The Fear of Mortality
This existential inquiry inevitably leads to another dimension of fear and anxiety: the knowledge that someday, sometime, we will cease to be ourselves. We will die. We will leave this world and this universe we briefly inhabited, however fleetingly, in the blink of an eye. What is the meaning of all this?
These fears and anxieties stem from our realization that we are temporary beings. At the same time, we feel disconnected from something beyond this temporary existence—we feel disconnected from and not yet belonging to what we might call eternity.
Stories of Eternity
That is why, throughout human history, we have crafted various “stories” to understand how and why we could or should connect to something beyond our temporary existence. Within these stories, we might glimpse answers to why we are who we are, in this world, at this particular place and time.
Yet, as long as we continue to seek these answers within this world, we will never find them. The answers are, by their very nature, beyond our comprehension. As long as we are who we are, we cannot grasp the true reasons why we are as we are.
Perhaps once we leave this world—at the moment we are no longer who we are—we will finally understand the answers. Yet by then, those answers may no longer be meaningful or necessary, as we will have transcended all worldly concerns. Or perhaps we knew the answers before we were born, but again, they were meaningless to us, as we were not yet who we would become.
The Hope of Christmas
In this Christmas season, one story offers us a glimpse of hope and joy, as though a veil is lifted to reveal part of the answer. It suggests that we are not arbitrary beings. We are not merely fleeting, temporary existences doomed to vanish without reason. We are not just dust.
Can we feel that we are not arbitrary, but loved—not only by those around us but also by the One who exists in eternity?

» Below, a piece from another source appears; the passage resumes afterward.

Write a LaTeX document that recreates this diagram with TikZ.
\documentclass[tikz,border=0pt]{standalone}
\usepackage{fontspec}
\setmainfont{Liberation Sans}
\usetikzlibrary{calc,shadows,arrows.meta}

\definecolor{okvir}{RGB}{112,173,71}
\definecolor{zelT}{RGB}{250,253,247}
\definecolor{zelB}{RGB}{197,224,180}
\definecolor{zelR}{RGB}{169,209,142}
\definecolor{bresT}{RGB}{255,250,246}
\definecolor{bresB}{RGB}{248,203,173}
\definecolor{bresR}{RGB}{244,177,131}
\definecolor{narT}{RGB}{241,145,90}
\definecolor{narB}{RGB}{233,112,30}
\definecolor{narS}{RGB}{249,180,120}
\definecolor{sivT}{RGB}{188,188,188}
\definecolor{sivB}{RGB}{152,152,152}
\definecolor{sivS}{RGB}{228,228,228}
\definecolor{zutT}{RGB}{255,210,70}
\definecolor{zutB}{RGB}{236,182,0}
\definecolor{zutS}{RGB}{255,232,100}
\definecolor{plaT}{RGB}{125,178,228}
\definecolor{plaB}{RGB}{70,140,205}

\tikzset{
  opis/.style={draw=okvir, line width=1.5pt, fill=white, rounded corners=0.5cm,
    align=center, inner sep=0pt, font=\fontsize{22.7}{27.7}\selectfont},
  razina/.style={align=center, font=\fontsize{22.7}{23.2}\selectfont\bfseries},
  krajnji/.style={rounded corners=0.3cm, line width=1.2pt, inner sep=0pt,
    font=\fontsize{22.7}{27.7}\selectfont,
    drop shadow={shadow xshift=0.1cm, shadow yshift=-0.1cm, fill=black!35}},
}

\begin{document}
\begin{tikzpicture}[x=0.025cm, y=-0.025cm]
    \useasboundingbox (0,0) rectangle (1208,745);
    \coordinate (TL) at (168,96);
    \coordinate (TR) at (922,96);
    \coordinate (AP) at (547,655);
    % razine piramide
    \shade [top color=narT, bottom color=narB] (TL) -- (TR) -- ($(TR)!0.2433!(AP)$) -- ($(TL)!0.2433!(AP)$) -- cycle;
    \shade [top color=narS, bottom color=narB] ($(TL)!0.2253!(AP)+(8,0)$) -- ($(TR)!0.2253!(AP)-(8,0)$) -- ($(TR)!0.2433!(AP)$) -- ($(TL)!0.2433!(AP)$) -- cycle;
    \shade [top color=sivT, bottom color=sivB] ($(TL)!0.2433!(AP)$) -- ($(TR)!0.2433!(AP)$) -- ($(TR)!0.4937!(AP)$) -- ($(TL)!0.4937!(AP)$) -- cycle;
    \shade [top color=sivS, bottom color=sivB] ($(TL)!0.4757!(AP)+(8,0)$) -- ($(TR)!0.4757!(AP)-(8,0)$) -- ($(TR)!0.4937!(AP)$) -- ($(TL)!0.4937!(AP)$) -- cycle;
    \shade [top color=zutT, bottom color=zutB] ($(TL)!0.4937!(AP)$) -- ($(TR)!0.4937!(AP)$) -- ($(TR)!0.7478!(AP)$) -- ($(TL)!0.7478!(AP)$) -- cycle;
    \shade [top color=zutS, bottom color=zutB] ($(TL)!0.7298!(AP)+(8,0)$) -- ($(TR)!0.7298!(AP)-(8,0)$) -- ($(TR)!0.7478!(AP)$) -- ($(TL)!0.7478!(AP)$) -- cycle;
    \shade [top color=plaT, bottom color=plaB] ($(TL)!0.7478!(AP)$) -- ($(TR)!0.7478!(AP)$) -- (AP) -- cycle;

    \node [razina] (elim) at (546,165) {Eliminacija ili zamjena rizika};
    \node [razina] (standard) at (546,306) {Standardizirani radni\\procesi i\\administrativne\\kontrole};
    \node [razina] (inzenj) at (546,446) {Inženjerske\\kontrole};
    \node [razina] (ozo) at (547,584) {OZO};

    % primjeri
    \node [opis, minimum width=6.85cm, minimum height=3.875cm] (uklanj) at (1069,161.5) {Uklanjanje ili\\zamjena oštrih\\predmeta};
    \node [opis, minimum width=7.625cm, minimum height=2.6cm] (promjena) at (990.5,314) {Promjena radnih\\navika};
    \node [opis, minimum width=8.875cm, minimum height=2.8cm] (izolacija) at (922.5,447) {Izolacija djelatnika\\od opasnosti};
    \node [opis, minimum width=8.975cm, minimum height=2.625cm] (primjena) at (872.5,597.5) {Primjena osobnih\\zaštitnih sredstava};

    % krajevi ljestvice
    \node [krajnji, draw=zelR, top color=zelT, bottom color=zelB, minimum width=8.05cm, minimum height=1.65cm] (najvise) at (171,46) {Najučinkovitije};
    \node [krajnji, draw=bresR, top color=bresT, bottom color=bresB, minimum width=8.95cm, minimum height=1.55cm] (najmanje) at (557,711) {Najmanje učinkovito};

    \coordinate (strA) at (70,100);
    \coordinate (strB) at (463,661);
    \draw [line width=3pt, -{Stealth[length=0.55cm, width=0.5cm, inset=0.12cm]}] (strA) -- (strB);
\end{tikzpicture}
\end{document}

The Paradox of the Universe
Here lies the paradox: in our imagination and consciousness, we can contemplate the vastness of the universe, far beyond our comprehension. This power of imagination amazes us, yet it also humbles us, reminding us of how tiny we are. It is stunningly impossible to count all the dust in the universe—far harder than counting each grain of sand in the desert. And yet, this negligible dust holds within it the extraordinary power of imagination, capable of encompassing the entire universe. At the quantum scale, we glimpse the entirety of the cosmos. The quantum is “entangled” with the very ages and edges of the universe. Isn’t that fascinating?
The Christmas story reflects this paradox. The universe is not only aware of the dust—it loves it. So much so that the eternal and infinite chose to become the finite and fragile, uniting the vastness of the universe with the smallest grain of sand. Indeed, there is a universe in every grain of sand. This grain of sand is extraordinary, as though quantum entanglement had occurred between the macrocosm and the microcosm.
For God so loved the world, that He gave His only begotten Son, that whosoever believeth in Him should not perish, but have everlasting life. —John 3:16
The Light of Eternity
At this moment, we understand who we are. If you can contemplate this, you may realize that you are not arbitrary dust. Instead, you are both a part of and the whole of the universe, as God became man out of love. This season invites us to appreciate this profound love, where temporality meets eternity.
The light shines in the darkness, and the darkness has not overcome it. —John 1:5
And this begotten Son tells us that eternity (the kingdom of heaven) is at hand, within temporality.